Intervention de Jean-Claude Requier

Réunion du 16 avril 2018 à 17h00
Intervention des forces armées françaises en syrie — Déclaration du gouvernement suivie d'un débat

Photo de Jean-Claude RequierJean-Claude Requier :

Monsieur le président, monsieur le ministre, monsieur le président de la commission des affaires étrangères, de la défense et des forces armées, mes chers collègues, le 7 avril dernier, à Douma, une troisième attaque chimique d’ampleur - et meurtrière - a été perpétrée sur le territoire syrien. Elle succède à celle qui avait déjà été menée dans la Ghouta orientale en 2013 et à celle, tout aussi meurtrière, de Khan Cheikhoun, en 2017. Ces attaques majeures ne sont que les épisodes les plus dramatiques d’une réalité composée de plusieurs dizaines de faits chimiques recensés depuis 2014.

Vous l’avez dit, monsieur le ministre : une « ligne rouge » a été franchie. Le régime de Damas savait lui aussi très bien à quoi il s’exposait par ses agissements.

La décision d’intervenir nous réunit aujourd’hui pour en débattre, et en débattre seulement, puisque la Constitution est ainsi faite : le Président de la République, en tant que chef des armées, a toute légitimité pour décider avant de nous consulter.

Cependant, nous savons dans ces circonstances que l’unité républicaine revêt toute son importance : importance envers nos concitoyens, bien sûr, importance aussi pour faire la preuve de notre crédibilité sur la scène internationale.

Faire intervenir nos forces armées est une décision grave, qui emporte des conséquences. Il est donc nécessaire que la représentation nationale puisse s’exprimer sur la décision d’intervenir elle-même comme sur ce qu’il adviendra ensuite.

Comme vous le savez, monsieur le ministre, le RDSE a soutenu chacune des dernières interventions militaires françaises à l’extérieur, que ce soit au Mali, en 2013, ou en Syrie, en 2015, avec l’engagement de nos forces au sein de la Coalition.

Aujourd’hui, c’est dans ce même état d’esprit que nous vous soutenons dans cette initiative, et ce pour trois raisons.

La première raison est humanitaire. La France, fidèle à ses valeurs, ne peut pas rester inerte face à l’utilisation d’armes chimiques, des armes barbares dont les effets heurtent la conscience collective et notre sentiment d’humanité.

Comment en effet ne pas réagir face à ces images insoutenables d’enfants, de femmes et d’hommes aux visages et aux corps boursouflés, vraisemblablement par le chlore ? Cette dernière attaque aurait fait près de quarante victimes innocentes au mépris des règles du droit international.

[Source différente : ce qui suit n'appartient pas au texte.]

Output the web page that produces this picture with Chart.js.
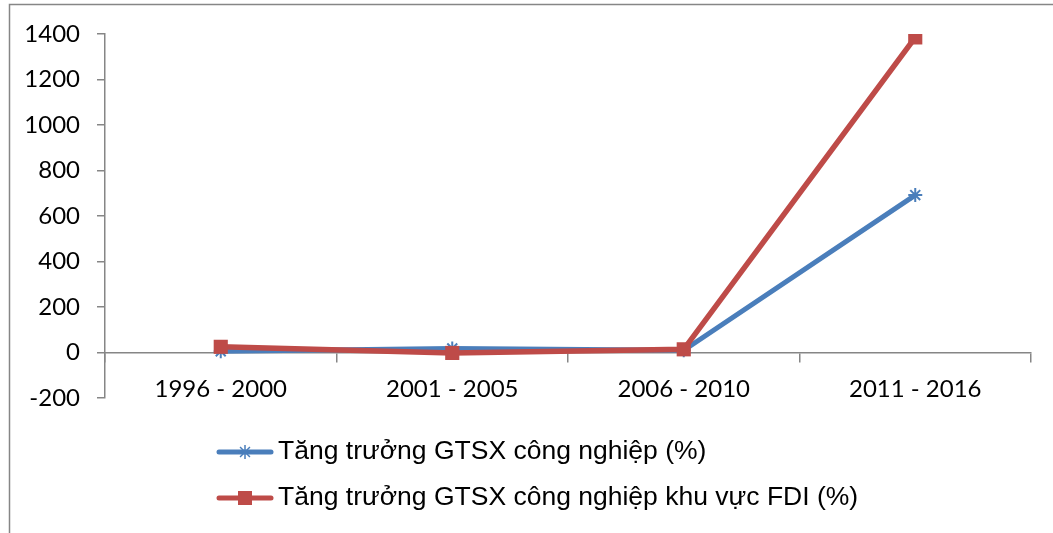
<!DOCTYPE html>
<html>
<head>
<meta charset="utf-8">
<script src="https://cdn.jsdelivr.net/npm/chart.js@4"></script>
<style>
  html, body { margin: 0; padding: 0; background: #fff; }
  #wrap { width: 1053px; height: 533px; position: relative; }
</style>
</head>
<body>
<div id="wrap"><canvas id="chart"></canvas></div>
<script>
const periods = ['1996 - 2000', '2001 - 2005', '2006 - 2010', '2011 - 2016'];
const growthAll = [5, 18, 10, 692];
const growthFDI = [25, -2, 14, 1385];
const seriesNames = ['Tăng trưởng GTSX công nghiệp (%)', 'Tăng trưởng GTSX công nghiệp khu vực FDI (%)'];

const blue = '#4a7ebb';
const red = '#be4b48';
const axisGrey = '#868686';

// frame around the chart + legend drawn under the plot
const extras = {
  id: 'extras',
  beforeDraw(chart) {
    const ctx = chart.ctx;
    ctx.save();
    ctx.strokeStyle = axisGrey;
    ctx.lineWidth = 1.5;
    ctx.strokeRect(9.5, 4.5, 1100, 600);
    ctx.restore();
  },
  afterDraw(chart) {
    const ctx = chart.ctx;
    const items = [
      { y: 452, color: blue, style: 'star', name: seriesNames[0] },
      { y: 498, color: red, style: 'rect', name: seriesNames[1] }
    ];
    ctx.save();
    items.forEach(it => {
      ctx.strokeStyle = it.color;
      ctx.lineWidth = 5;
      ctx.lineCap = 'round';
      ctx.beginPath();
      ctx.moveTo(219, it.y);
      ctx.lineTo(271, it.y);
      ctx.stroke();
      ctx.fillStyle = it.color;
      if (it.style === 'rect') {
        ctx.fillRect(245 - 7, it.y - 7, 14, 14);
      } else {
        ctx.lineWidth = 1.5;
        ctx.lineCap = 'butt';
        Chart.helpers.drawPoint(ctx, { pointStyle: 'star', radius: 7, borderWidth: 1.5, rotation: 0 }, 245, it.y);
      }
      ctx.fillStyle = '#000';
      ctx.font = '26.5px "Liberation Sans", Arial, sans-serif';
      ctx.textBaseline = 'middle';
      ctx.textAlign = 'left';
      ctx.fillText(it.name, 278, it.y);
    });
    ctx.restore();
  }
};

new Chart(document.getElementById('chart'), {
  type: 'line',
  data: {
    labels: periods,
    datasets: [{
      label: seriesNames[0],
      data: growthAll,
      borderColor: blue,
      backgroundColor: blue,
      borderWidth: 5,
      pointStyle: 'star',
      pointRadius: 7,
      pointBorderWidth: 2,
      pointHoverRadius: 7,
      order: 1
    }, {
      label: seriesNames[1],
      data: growthFDI,
      borderColor: red,
      backgroundColor: red,
      borderWidth: 5.5,
      pointStyle: 'rect',
      pointRadius: 10,
      pointBorderWidth: 0,
      pointHoverRadius: 10,
      order: 0
    }]
  },
  options: {
    responsive: true,
    maintainAspectRatio: false,
    animation: false,
    layout: { padding: { left: 10, top: 34, right: 22, bottom: 135 } },
    plugins: {
      legend: { display: false },
      tooltip: { enabled: false }
    },
    scales: {
      x: {
        position: { y: 0 },
        offset: true,
        border: { color: axisGrey, width: 1.5 },
        grid: { drawOnChartArea: false, drawTicks: true, tickLength: 9, color: axisGrey, lineWidth: 1.5, offset: true },
        ticks: { color: '#000', padding: 13, font: { family: 'Lato', size: 24 } }
      },
      y: {
        min: -200,
        max: 1400,
        border: { color: axisGrey, width: 1.5 },
        grid: { drawOnChartArea: false, drawTicks: true, tickLength: 8, color: axisGrey, lineWidth: 1.5 },
        ticks: {
          stepSize: 200, color: '#000', padding: 17, font: { family: 'Lato', size: 24 },
          callback: v => String(v)
        },
        afterFit(scale) { scale.width = 95; }
      }
    }
  },
  plugins: [extras]
});
</script>
</body>
</html>
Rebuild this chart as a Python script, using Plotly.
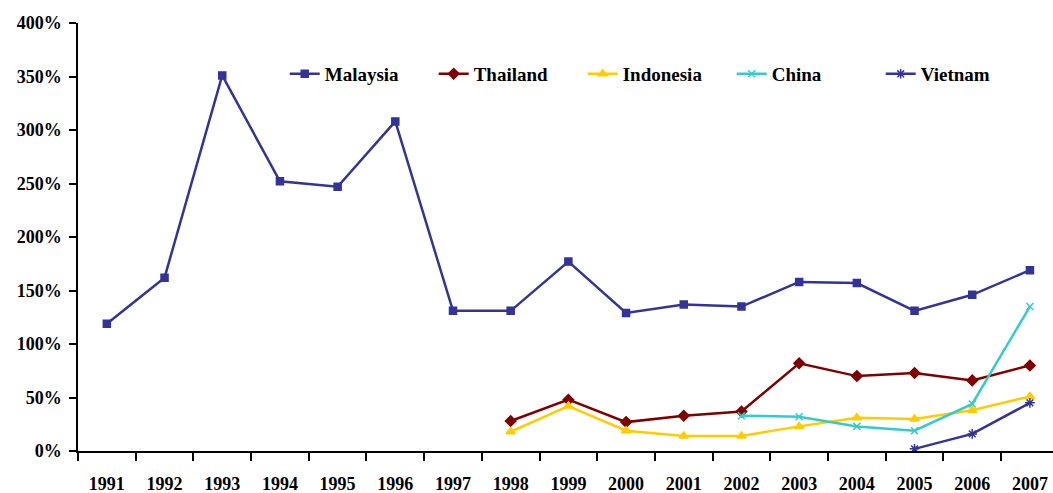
import plotly.graph_objects as go

years = [str(y) for y in range(1991, 2008)]

malaysia = [119, 162, 351, 252, 247, 308, 131, 131, 177, 129, 137, 135, 158, 157, 131, 146, 169]
thailand = [None] * 7 + [28, 48, 27, 33, 37, 82, 70, 73, 66, 80]
indonesia = [None] * 7 + [18, 42, 19, 14, 14, 23, 31, 30, 38, 51]
china = [None] * 11 + [33, 32, 23, 19, 44, 135]
vietnam = [None] * 14 + [2, 16, 45]

y_ticks = [0, 50, 100, 150, 200, 250, 300, 350, 400]
y_tick_labels = [f"{v}%" for v in y_ticks]

series = [
    ("Malaysia", malaysia, "#333399", "square", 7),
    ("Thailand", thailand, "#800000", "diamond", 8),
    ("Indonesia", indonesia, "#FFCC00", "triangle-up", 8),
    ("China", china, "#33CCCC", "x-thin-open", 7),
    ("Vietnam", vietnam, "#333399", "asterisk-open", 8),
]

font_family = "Liberation Serif"

fig = go.Figure()
for name, values, color, symbol, size in series:
    fig.add_trace(
        go.Scatter(
            x=years,
            y=values,
            mode="lines+markers",
            name=name,
            line=dict(color=color, width=2.5),
            marker=dict(symbol=symbol, size=size, color=color,
                        line=dict(color=color, width=1.5)),
        )
    )

fig.update_layout(
    width=1053,
    height=493,
    margin=dict(l=78, r=0, t=23, b=42),
    paper_bgcolor="white",
    plot_bgcolor="white",
    font=dict(family=font_family, size=18, color="black"),
    showlegend=True,
    legend=dict(
        orientation="h",
        x=0.212,
        y=0.881,
        xanchor="left",
        yanchor="middle",
        bgcolor="rgba(0,0,0,0)",
        font=dict(family=font_family, size=19, color="black", weight="bold"),
        itemwidth=30,
        entrywidth=104,
        traceorder="normal",
    ),
    xaxis=dict(
        type="category",
        range=[-0.5, 16.4],
        automargin=False,
        showgrid=False,
        showline=True,
        linecolor="black",
        linewidth=1.5,
        ticks="outside",
        tickson="boundaries",
        ticklen=8,
        tickcolor="black",
        tickwidth=1.5,
        ticklabelstandoff=16,
        tickfont=dict(family=font_family, size=18, weight="bold"),
        zeroline=False,
    ),
    yaxis=dict(
        range=[0, 400],
        automargin=False,
        tickvals=y_ticks,
        ticktext=y_tick_labels,
        showgrid=False,
        showline=True,
        linecolor="black",
        linewidth=1.5,
        ticks="outside",
        ticklen=7,
        tickcolor="black",
        tickwidth=1.5,
        ticklabelstandoff=4,
        tickfont=dict(family=font_family, size=18, weight="bold"),
        zeroline=False,
    ),
)

# drop the default page margin so the figure fills the window exactly
fig.write_html(
    "out.html",
    config={"displayModeBar": False},
    post_script="document.body.style.margin='0';document.body.style.overflow='hidden';",
)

La deuxième raison tient au fait que la communauté internationale a progressivement construit un droit lié aux conflits pour des raisons humanitaires. En l’espèce, le protocole de 1925 et des conventions interdisent l’utilisation des armes chimiques ; il y a bien sûr aussi la résolution 2118 du Conseil de sécurité des Nations unies votée en 2013 et destinée à encadrer la destruction de l’arsenal chimique syrien. La Syrie est entrée dans l’OIAC en 2013 et n’a depuis nullement respecté ses engagements. Elle a franchi la limite posée par le Conseil de sécurité.

Enfin, troisième raison, soutenir ces frappes, ce n’est pas seulement céder à l’émotion, c’est aussi en apprécier tout l’intérêt stratégique.

D’une part, c’est envoyer un message de fermeté à tous les acteurs engagés dans la région, en particulier à la Russie, soutien de Damas, afin de démontrer que nous sommes en capacité de poser concrètement des limites à l’inacceptable.

D’autre part, le régime syrien a érigé l’utilisation des armes chimiques en véritable outil tactique pour déloger les populations des dernières poches de résistance, obtenir des accords de reddition négociée avec les différents groupes. À cet égard, la dernière attaque chimique à Douma résulterait de l’échec partiel des négociations avec Jaych al-Islam, dont une partie des combattants n’avait pas accepté de quitter Douma. Par conséquent, détruire l’arsenal chimique du régime de Damas, c’est gripper sa stratégie mortifère en zone urbaine.

Aussi, je le répète, mes chers collègues, la décision de frapper les sites syriens de production d’armes chimiques et de recherche semblait inéluctable depuis quelques jours.

Bien entendu, on entend ici et là des critiques sur la légalité internationale. Monsieur le ministre, vous y avez répondu. Pour ma part, je pèse mes mots, mais je me contenterai de rappeler que, lorsque trois des cinq membres permanents du Conseil de sécurité prennent une décision, celle-ci revêt un poids certain, surtout lorsqu’elle répond à des principes fixés antérieurement par des résolutions. En toute logique, l’ONU n’a d’ailleurs pas condamné ces frappes.